The county will provide Literacy Connects with $75,000 to implement its Literacy Infusion Program. The new program will be offered to students during the 2013-2014 school year.
“It’s a great project that is really going to help kids,” said Pima County Supervisor Richard Elias. “We wanted to show that we were supportive of the program.”
Literacy Connects began providing services to students at Mission Manor Elementary School, 600 W. Santa Rosa Street, in 2010, striving to not only improve students’ reading levels, but also to improve parents’ engagement in their children’s education. In the past two years, reading scores at the school have increased by 7 percent and math scores have increased by 5 percent, according to documents provided by Literacy Connects.
This was the fourth time that the motion appeared on the Board of Supervisors’ agenda, having been bumped from three previous meetings.

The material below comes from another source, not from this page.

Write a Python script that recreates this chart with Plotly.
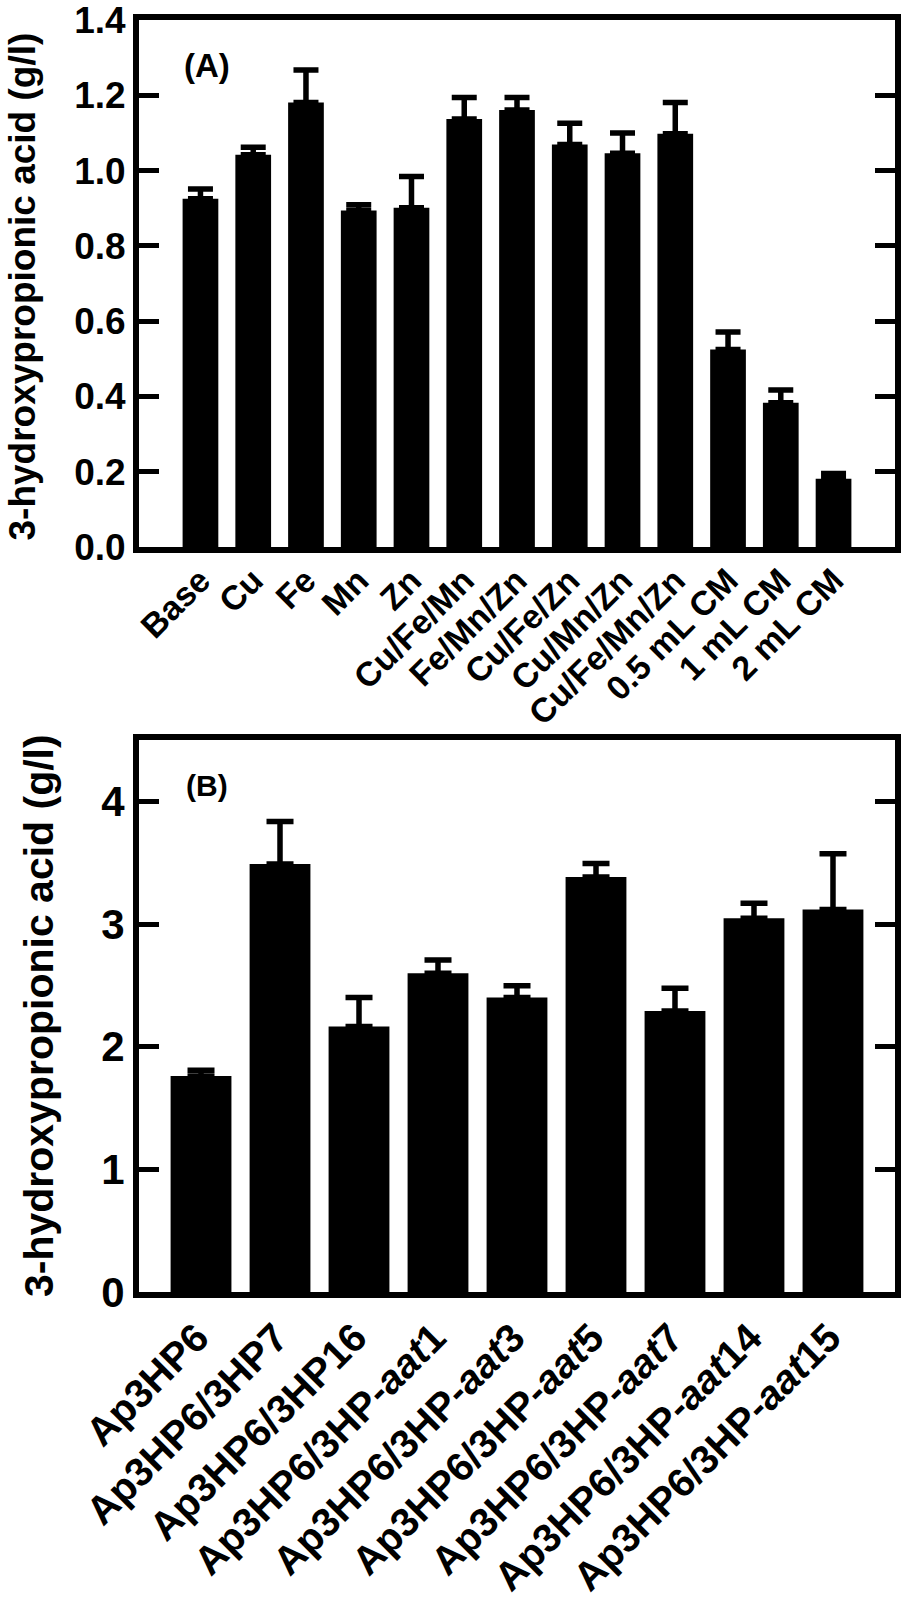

The program had originally requested $167,000, but the board decided to lower that amount due to a lack of money in its contingency fund.
“What we’re happy to do is work together with others to fundraise for that project and make up the difference,” Elias said.
Literacy Connects Executive Director Betty Stauffer could not be reached for comment about how less money will affect the program.
Supervisor Ally Miller voted against the program, saying that it should be the teachers’ jobs to teach students, not outside volunteers.
“I think the root problem is in the school system,” Miller said. “We need to address those problems in the school district and not further burden the taxpayers by double- dipping.”
The board also discussed its position on immigration, unanimously deciding to support positive action by Congress in terms of comprehensive immigration reform. While no formal legislation was passed, the board felt it was important to publicly state its position.
“I do think it’s important because I do think it needs to happen,” Miller said. “Whatever that process is that our federal government passes, I want to make sure that once they pass those laws, we will follow those federal laws.”
The board also approved a motion to approve the Kino North Fields Modification Project. The county will provide $2,424,460 to convert baseball fields at the Kino Sports Complex into youth soccer fields. The Arizona Diamondbacks and Chicago White Sox used to hold their Spring Training at the complex, but there is no need for multiple baseball diamonds now that both teams have moved to stadiums in the Phoenix area.
The Board of Supervisors will hold their next meeting on April 2.
Note: This assignment was completed for my Journalism 413: Reporting Public Affairs class.